Data excerpt ->
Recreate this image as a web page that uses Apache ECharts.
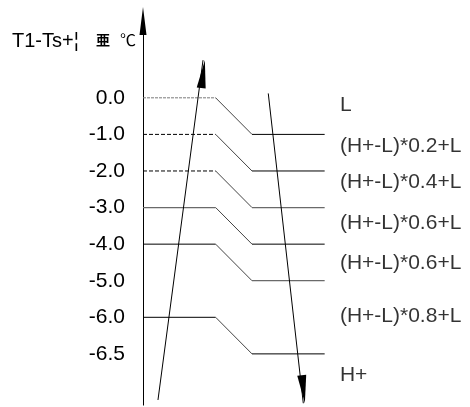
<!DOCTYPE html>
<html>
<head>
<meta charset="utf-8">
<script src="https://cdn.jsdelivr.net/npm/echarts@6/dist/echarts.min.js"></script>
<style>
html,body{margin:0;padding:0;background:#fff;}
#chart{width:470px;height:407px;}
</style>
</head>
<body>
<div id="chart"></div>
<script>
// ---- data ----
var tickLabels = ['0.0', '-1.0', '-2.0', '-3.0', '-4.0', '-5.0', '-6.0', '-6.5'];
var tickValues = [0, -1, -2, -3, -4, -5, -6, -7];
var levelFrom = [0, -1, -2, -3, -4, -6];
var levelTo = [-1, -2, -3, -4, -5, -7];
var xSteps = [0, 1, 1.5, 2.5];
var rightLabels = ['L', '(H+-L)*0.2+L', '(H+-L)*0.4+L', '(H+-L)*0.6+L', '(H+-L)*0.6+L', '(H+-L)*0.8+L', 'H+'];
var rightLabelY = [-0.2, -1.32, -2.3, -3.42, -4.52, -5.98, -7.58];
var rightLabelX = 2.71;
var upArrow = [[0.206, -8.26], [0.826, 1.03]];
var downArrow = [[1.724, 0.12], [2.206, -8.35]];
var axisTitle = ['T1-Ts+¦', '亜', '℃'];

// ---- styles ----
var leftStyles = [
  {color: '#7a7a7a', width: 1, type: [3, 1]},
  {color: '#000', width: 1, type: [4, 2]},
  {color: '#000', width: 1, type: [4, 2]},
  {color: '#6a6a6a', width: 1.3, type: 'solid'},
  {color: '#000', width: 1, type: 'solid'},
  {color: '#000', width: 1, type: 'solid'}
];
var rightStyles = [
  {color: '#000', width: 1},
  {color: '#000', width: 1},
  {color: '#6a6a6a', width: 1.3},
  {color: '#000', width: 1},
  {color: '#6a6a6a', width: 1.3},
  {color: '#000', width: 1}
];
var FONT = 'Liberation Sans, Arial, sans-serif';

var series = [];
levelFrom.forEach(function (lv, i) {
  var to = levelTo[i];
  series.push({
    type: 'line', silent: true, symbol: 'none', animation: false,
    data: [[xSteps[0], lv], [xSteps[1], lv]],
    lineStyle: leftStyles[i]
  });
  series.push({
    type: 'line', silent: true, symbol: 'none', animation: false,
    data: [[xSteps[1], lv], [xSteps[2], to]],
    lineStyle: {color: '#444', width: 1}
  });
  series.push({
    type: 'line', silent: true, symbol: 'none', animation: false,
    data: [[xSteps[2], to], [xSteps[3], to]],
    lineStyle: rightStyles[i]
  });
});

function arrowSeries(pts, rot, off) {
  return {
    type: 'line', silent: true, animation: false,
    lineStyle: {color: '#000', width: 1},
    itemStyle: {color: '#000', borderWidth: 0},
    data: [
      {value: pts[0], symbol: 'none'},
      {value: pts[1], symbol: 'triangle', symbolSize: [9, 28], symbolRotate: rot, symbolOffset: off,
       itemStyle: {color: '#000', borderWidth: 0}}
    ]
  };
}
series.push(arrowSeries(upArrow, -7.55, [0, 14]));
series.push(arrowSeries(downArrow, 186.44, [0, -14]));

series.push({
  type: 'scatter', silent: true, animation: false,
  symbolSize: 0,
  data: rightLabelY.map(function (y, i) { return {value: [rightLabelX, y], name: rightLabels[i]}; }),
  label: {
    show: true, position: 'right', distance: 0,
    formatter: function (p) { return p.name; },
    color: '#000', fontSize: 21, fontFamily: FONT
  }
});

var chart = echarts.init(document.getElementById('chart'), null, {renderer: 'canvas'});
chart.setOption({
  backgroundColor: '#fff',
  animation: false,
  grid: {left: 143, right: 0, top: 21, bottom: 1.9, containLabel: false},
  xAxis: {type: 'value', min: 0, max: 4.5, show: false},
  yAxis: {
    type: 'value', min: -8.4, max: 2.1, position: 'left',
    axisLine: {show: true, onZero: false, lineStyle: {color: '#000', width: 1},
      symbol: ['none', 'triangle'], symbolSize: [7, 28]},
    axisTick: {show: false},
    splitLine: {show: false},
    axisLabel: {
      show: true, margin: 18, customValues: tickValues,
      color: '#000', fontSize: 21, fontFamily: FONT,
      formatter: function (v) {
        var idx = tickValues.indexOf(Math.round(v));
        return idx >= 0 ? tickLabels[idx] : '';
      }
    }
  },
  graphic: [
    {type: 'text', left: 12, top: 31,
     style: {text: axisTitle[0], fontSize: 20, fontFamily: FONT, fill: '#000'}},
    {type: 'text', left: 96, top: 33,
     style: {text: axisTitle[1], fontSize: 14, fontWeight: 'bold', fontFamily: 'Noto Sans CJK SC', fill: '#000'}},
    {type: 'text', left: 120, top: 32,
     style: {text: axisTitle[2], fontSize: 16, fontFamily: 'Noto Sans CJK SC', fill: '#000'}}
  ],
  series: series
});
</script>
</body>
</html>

Exercise brief ->
Without any pictures, reproduce the lines from the first one in the material through the line that has "var FONT = 'Liberation", exactly as they appear.

The answer ->
Recreate this image as a web page that uses Apache ECharts.
<!DOCTYPE html>
<html>
<head>
<meta charset="utf-8">
<script src="https://cdn.jsdelivr.net/npm/echarts@6/dist/echarts.min.js"></script>
<style>
html,body{margin:0;padding:0;background:#fff;}
#chart{width:470px;height:407px;}
</style>
</head>
<body>
<div id="chart"></div>
<script>
// ---- data ----
var tickLabels = ['0.0', '-1.0', '-2.0', '-3.0', '-4.0', '-5.0', '-6.0', '-6.5'];
var tickValues = [0, -1, -2, -3, -4, -5, -6, -7];
var levelFrom = [0, -1, -2, -3, -4, -6];
var levelTo = [-1, -2, -3, -4, -5, -7];
var xSteps = [0, 1, 1.5, 2.5];
var rightLabels = ['L', '(H+-L)*0.2+L', '(H+-L)*0.4+L', '(H+-L)*0.6+L', '(H+-L)*0.6+L', '(H+-L)*0.8+L', 'H+'];
var rightLabelY = [-0.2, -1.32, -2.3, -3.42, -4.52, -5.98, -7.58];
var rightLabelX = 2.71;
var upArrow = [[0.206, -8.26], [0.826, 1.03]];
var downArrow = [[1.724, 0.12], [2.206, -8.35]];
var axisTitle = ['T1-Ts+¦', '亜', '℃'];

// ---- styles ----
var leftStyles = [
  {color: '#7a7a7a', width: 1, type: [3, 1]},
  {color: '#000', width: 1, type: [4, 2]},
  {color: '#000', width: 1, type: [4, 2]},
  {color: '#6a6a6a', width: 1.3, type: 'solid'},
  {color: '#000', width: 1, type: 'solid'},
  {color: '#000', width: 1, type: 'solid'}
];
var rightStyles = [
  {color: '#000', width: 1},
  {color: '#000', width: 1},
  {color: '#6a6a6a', width: 1.3},
  {color: '#000', width: 1},
  {color: '#6a6a6a', width: 1.3},
  {color: '#000', width: 1}
];
var FONT = 'Liberation Sans, Arial, sans-serif';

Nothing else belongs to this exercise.